While the first-wave feminism of the 19th and early 20th centuries focused on women’s legal rights, especially the right to vote, the second-wave feminism of the Women’s Liberation movement which became popular in the 1960s and 1970s focused on equality and anti-discrimination and touched on every area of women’s experience.
This included politics, sexuality, the family, and work – in Britain in 1967, a man working in a factory was paid about £21 a week, while a woman was paid only £10 a week for doing exactly the same job.
Women’s Liberation became a burning issue in the 1960s, under the leadership of dedicated campaigners such as Betty Friedan.
Women took to the streets demanding equality and burning their bra’s along the way.
In 1970, a new book by a controversial new author hit the shops. The book was The Female Eunuch and the author was Germaine Greer.
The book examined female stereotyping and women’s sexuality – the press at the time said it was “guaranteed to offend nearly everyone”.
According to Greer, an Australian lecturer at the University of Warwick in England, the book was designed to be an inspiration to women, maintaining that if women realised their true potential as independent people, the world would be a far better place.

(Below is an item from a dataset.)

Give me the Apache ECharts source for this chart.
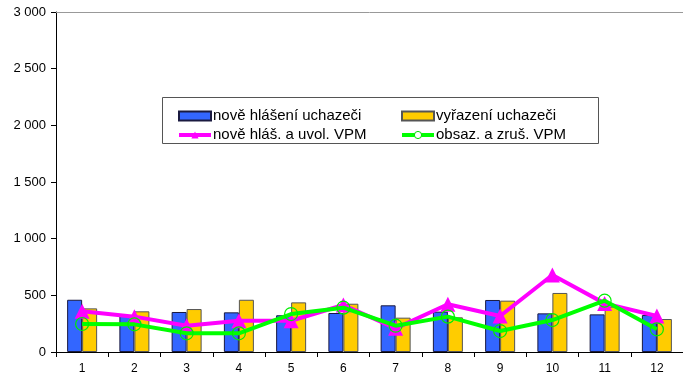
<!DOCTYPE html>
<html>
<head>
<meta charset="utf-8">
<script src="https://cdn.jsdelivr.net/npm/echarts@6/dist/echarts.min.js"></script>
<style>
  html, body { margin: 0; padding: 0; background: #fff; }
  #chart { width: 683px; height: 376px; }
</style>
</head>
<body>
<div id="chart"></div>
<script>
// data
var months = ['1', '2', '3', '4', '5', '6', '7', '8', '9', '10', '11', '12'];
var noveHlaseni = [461, 326, 353, 350, 324, 344, 412, 356, 459, 341, 332, 326];
var vyrazeni = [385, 359, 379, 461, 438, 426, 303, 306, 453, 521, 400, 291];
var noveVPM = [360, 312, 232, 276, 276, 415, 209, 421, 318, 679, 429, 318];
var obsazVPM = [247, 244, 165, 165, 335, 391, 232, 312, 185, 282, 453, 200];

var names = ['nově hlášení uchazeči', 'vyřazení uchazeči', 'nově hláš. a uvol. VPM', 'obsaz. a zruš. VPM'];

var font = 'Liberation Sans, Arial, sans-serif';

function legendCol(bar, line, left) {
    return {
        data: [bar, line],
        orient: 'vertical',
        left: left, top: 108,
        padding: 0,
        itemWidth: 32, itemHeight: 9, itemGap: 3,
        lineStyle: { width: 4 },
        textStyle: { fontSize: 15, lineHeight: 16, color: '#000', fontFamily: font, padding: [0, 0, 0, -3] },
        z: 60
    };
}

var chart = echarts.init(document.getElementById('chart'));
chart.setOption({
    animation: false,
    textStyle: { fontFamily: font },
    grid: { left: 56, top: 12, width: 635, bottom: 24, containLabel: false },
    graphic: [{
        type: 'rect',
        left: 162, top: 97,
        shape: { width: 436, height: 46 },
        style: { fill: '#fff', stroke: '#555', lineWidth: 1 },
        z: 50
    }],
    legend: [
        legendCol({ name: names[0], icon: 'rect' }, { name: names[2] }, 177),
        legendCol({ name: names[1], icon: 'rect' },
            { name: names[3], itemStyle: { color: '#fff', borderColor: '#00DD00', borderWidth: 1 } }, 400)
    ],
    xAxis: [{
        type: 'category',
        data: months,
        axisLine: { lineStyle: { color: '#000', width: 1 } },
        axisTick: { show: true, length: 5, alignWithLabel: false, lineStyle: { color: '#000' } },
        axisLabel: { color: '#000', fontSize: 12, margin: 11, fontFamily: font }
    }, {
        type: 'category',
        data: months,
        position: 'top',
        axisLine: { lineStyle: { color: '#999', width: 1 } },
        axisTick: { show: false },
        axisLabel: { show: false }
    }],
    yAxis: {
        type: 'value',
        min: 0, max: 3000, interval: 500,
        axisLine: { show: true, lineStyle: { color: '#000' } },
        axisTick: { show: true, length: 5, lineStyle: { color: '#000' } },
        splitLine: { show: false },
        axisLabel: {
            color: '#000', fontSize: 13, margin: 10, fontFamily: font,
            formatter: function (v) { return String(v).replace(/\B(?=(\d{3})+(?!\d))/g, ' '); }
        }
    },
    series: [{
        name: names[0],
        type: 'bar',
        data: noveHlaseni,
        barWidth: 15,
        barGap: '0%',
        itemStyle: { color: '#3366FF', borderColor: '#1a1a40', borderWidth: 1 }
    }, {
        name: names[1],
        type: 'bar',
        data: vyrazeni,
        barWidth: 15,
        itemStyle: { color: '#FFCC00', borderColor: '#555', borderWidth: 1 }
    }, {
        name: names[2],
        type: 'line',
        data: noveVPM,
        symbol: 'triangle',
        symbolSize: 15,
        lineStyle: { color: '#FF00FF', width: 4 },
        itemStyle: { color: '#FF00FF' },
        z: 5
    }, {
        name: names[3],
        type: 'line',
        data: obsazVPM,
        symbol: 'circle',
        symbolSize: 13,
        lineStyle: { color: '#00FF00', width: 4 },
        itemStyle: { color: 'rgba(0,0,0,0)', borderColor: '#00EE00', borderWidth: 1.2 },
        z: 6
    }]
});
</script>
</body>
</html>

She argued that traditional marriage was just a legalised form of slavery for women.
In 1971, Gloria Steinem joined Betty Friedan and Bella Abzug in founding the National Women’s Political Caucus. Steinem’s Ms. Magazine became the first magazine to feature feminism as a subject on its cover in 1976.
The United Nations designated 1975 as “International Women’s Year”, and organised a world conference in Mexico City on the status of women.
The conference established a set of goals for countries to attain over the next ten years in order to advance women’s rights around the world.
In 1980 the World Conference of the United Nations Decade for Women gathered in Copenhagen to review the progress of the goals set in 1975, and in 1985 the World Conference to Review and Appraise the Achievements of the UN Decade for Women convened in Nairobi.
Organised activism by and on behalf of women continued through the third and fourth waves of feminism from the mid-1990s and the early 2010s, respectively.
The “grrls” of the third wave stepped onto the stage as strong and empowered, eschewing victimization and defining feminine beauty for themselves as subjects, not as objects of a sexist patriarchy.